Tin foil for the whole family

Now it’s my turn to pull the conspiracy angle.

What Nafeez Ahmed is doing is a very well-rehearsed strategy that has been the mainstay of authoritarian regimes everywhere. Most people imagine that in authoritarian regimes, the participants do what they do because they have a gun to their heads. The reality is that political systems filter out dissidents from their hierarchies, and most of the propaganda is produced by choice by true believers.

But I am going to argue that Nafeez Ahmed is worse than this. He is a man of no principle, working for money and power alone. And I will use precisely his own tactics to do so. I mean, what could be more fun than a fun-house mirror? I can think just as conspiratorially as Mr Man here.

Nafeez Ahmed’s boss at the Byline Times, Stephen Colegrave, is a member of the British-American Project, a joint American-British intelligence operation run by Chatham House (an organisation run by a revolving door with US and UK intelligence services - eg director DeAnne Julius, formerly of the CIA) to influence left-wing British opinion on foreign policy in a pro-American neocon direction since 1985. It has helped push the Labour Party to join the Iraq War in 2003.

This is part of a broader pattern in American state’s use of a combination of weaponised social media and federally funded favourable coverage by major outlets (plus $1.5bln on propaganda) is far more dangerous than anything a piddling Facebook ad campaign using outdated strategies could ever hope for. The CIA has been peddling influence for decades. NATO does similar stuff too, through the Atlantic Council, and targets rhetorically weak sources of anti-Western counternarratives as enemy misinformation through the obsessive little public stalkers at DFRLabs.

Mainstream media outlets boast of how all their editorial policies are centrally coordinated with state officials who can switch nationwide riots on or off at will using a single 900-contact list zoom conference call, and silence news stories unfavourable to their chosen candidate after spending months kicking everybody off social media who so much as whispered this was the case. Social media has a single cooperative strategy of censorship, and service providers conspire to deplatform and deny services to any competitors who do not cohere with the censorship strategy.

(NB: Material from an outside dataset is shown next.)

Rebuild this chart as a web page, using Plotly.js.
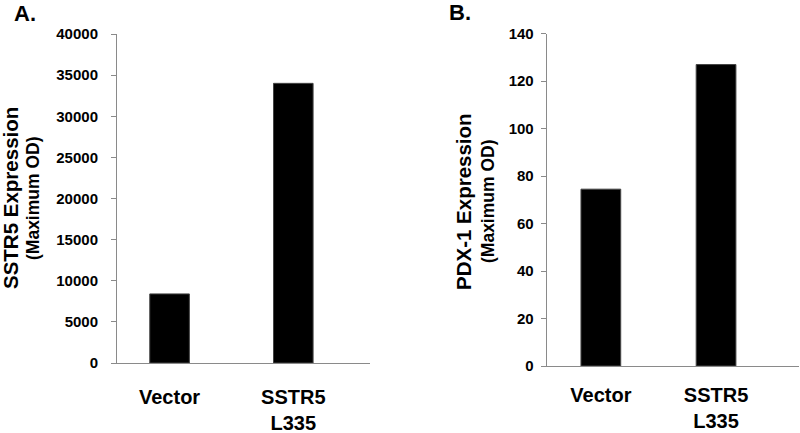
<!DOCTYPE html>
<html>
<head>
<meta charset="utf-8">
<script src="https://cdn.plot.ly/plotly-3.0.1.min.js"></script>
<style>html,body{margin:0;padding:0;background:#fff}#chart{width:800px;height:433px}</style>
</head>
<body>
<div id="chart"></div>
<script>
const categories = ['Vector', 'SSTR5<br>L335'];
const sstr5Values = [8400, 34000];
const pdx1Values = [74.5, 127];
const panelLabels = ['A.', 'B.'];
const yTitlesA = ['SSTR5 Expression', '(Maximum OD)'];
const yTitlesB = ['PDX-1 Expression', '(Maximum OD)'];

const W = 800, H = 433;
const px = v => v / W;
const py = v => 1 - v / H;
const FAM = 'Liberation Sans, Arial, Helvetica, sans-serif';
const AX = '#8a8a8a';

const traces = [
  {type: 'bar', x: categories, y: sstr5Values, xaxis: 'x', yaxis: 'y',
   marker: {color: '#000', line: {color: '#444', width: 1}}, width: 0.32, hoverinfo: 'skip'},
  {type: 'bar', x: categories, y: pdx1Values, xaxis: 'x2', yaxis: 'y2',
   marker: {color: '#000', line: {color: '#444', width: 1}}, width: 0.345, hoverinfo: 'skip'}
];

const xCommon = {
  type: 'category', showline: true, linecolor: AX, linewidth: 1, ticks: '',
  showgrid: false, zeroline: false, fixedrange: true,
  tickfont: {family: FAM, size: 20, color: '#000', weight: 'bold'}
};
const yCommon = {
  showline: true, linecolor: AX, linewidth: 1, ticks: 'outside', ticklen: 5,
  tickcolor: AX, tickwidth: 1, showgrid: false, zeroline: false, fixedrange: true,
  tickfont: {family: FAM, size: 15, color: '#000', weight: 'bold'}, tickformat: 'd'
};

const layout = {
  width: W, height: H, margin: {l: 0, r: 0, t: 0, b: 0},
  paper_bgcolor: '#fff', plot_bgcolor: '#fff', showlegend: false,
  xaxis: Object.assign({}, xCommon, {domain: [px(117), px(370)], range: [-0.425, 1.62], anchor: 'y', ticklabelstandoff: 16}),
  yaxis: Object.assign({}, yCommon, {domain: [py(363), py(34)], range: [0, 40000], dtick: 5000, anchor: 'x', ticklabelstandoff: 10}),
  xaxis2: Object.assign({}, xCommon, {domain: [px(546.7), px(799)], range: [-0.47, 1.72], anchor: 'y2', ticklabelstandoff: 11}),
  yaxis2: Object.assign({}, yCommon, {domain: [py(366), py(33.7)], range: [0, 140], dtick: 20, anchor: 'x2', ticklabelstandoff: 4}),
  annotations: [
    {text: panelLabels[0], xref: 'paper', yref: 'paper', x: px(12), y: py(13), xanchor: 'left', yanchor: 'middle', showarrow: false,
     font: {family: FAM, size: 22, color: '#000', weight: 'bold'}},
    {text: panelLabels[1], xref: 'paper', yref: 'paper', x: px(447), y: py(12), xanchor: 'left', yanchor: 'middle', showarrow: false,
     font: {family: FAM, size: 22, color: '#000', weight: 'bold'}},
    {text: yTitlesA[0], xref: 'paper', yref: 'paper', x: px(10.5), y: py(198.5), xanchor: 'center', yanchor: 'middle', textangle: -90, showarrow: false,
     font: {family: FAM, size: 20.5, color: '#000', weight: 'bold'}},
    {text: yTitlesA[1], xref: 'paper', yref: 'paper', x: px(33.5), y: py(198.5), xanchor: 'center', yanchor: 'middle', textangle: -90, showarrow: false,
     font: {family: FAM, size: 17.5, color: '#000', weight: 'bold'}},
    {text: yTitlesB[0], xref: 'paper', yref: 'paper', x: px(463.5), y: py(201.5), xanchor: 'center', yanchor: 'middle', textangle: -90, showarrow: false,
     font: {family: FAM, size: 20.5, color: '#000', weight: 'bold'}},
    {text: yTitlesB[1], xref: 'paper', yref: 'paper', x: px(488.5), y: py(201.5), xanchor: 'center', yanchor: 'middle', textangle: -90, showarrow: false,
     font: {family: FAM, size: 17.5, color: '#000', weight: 'bold'}}
  ]
};

Plotly.newPlot('chart', traces, layout, {staticPlot: true, displayModeBar: false});
</script>
</body>
</html>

So what’s more plausible? A planet-sized superpower with a history of violent hybrid warfare and sophisticated propaganda scaring people into consensus through proven institutions of control and influence more vast and comprehensive than any in history, who openly declare their strategies…

…or that the only way that anybody could differ from the preferred policies of this power and its permanent geopolitical allies, with whom they coordinate governance strategies, is if it was a conspiracy by its evil enemies, against whom they can still somehow find no hard evidence?

PANDA seem like nice guys. If the academic world don’t like their work, maybe they can organise a nice extended conversation, exchange resources, and everyone can have a thoroughly educational conversation about the balance of evidence for various governing policies and crisis management strategies. But all I see right now, while everybody points fingers and leers and jumps at shadows, is paranoia. And that’s not helping anybody.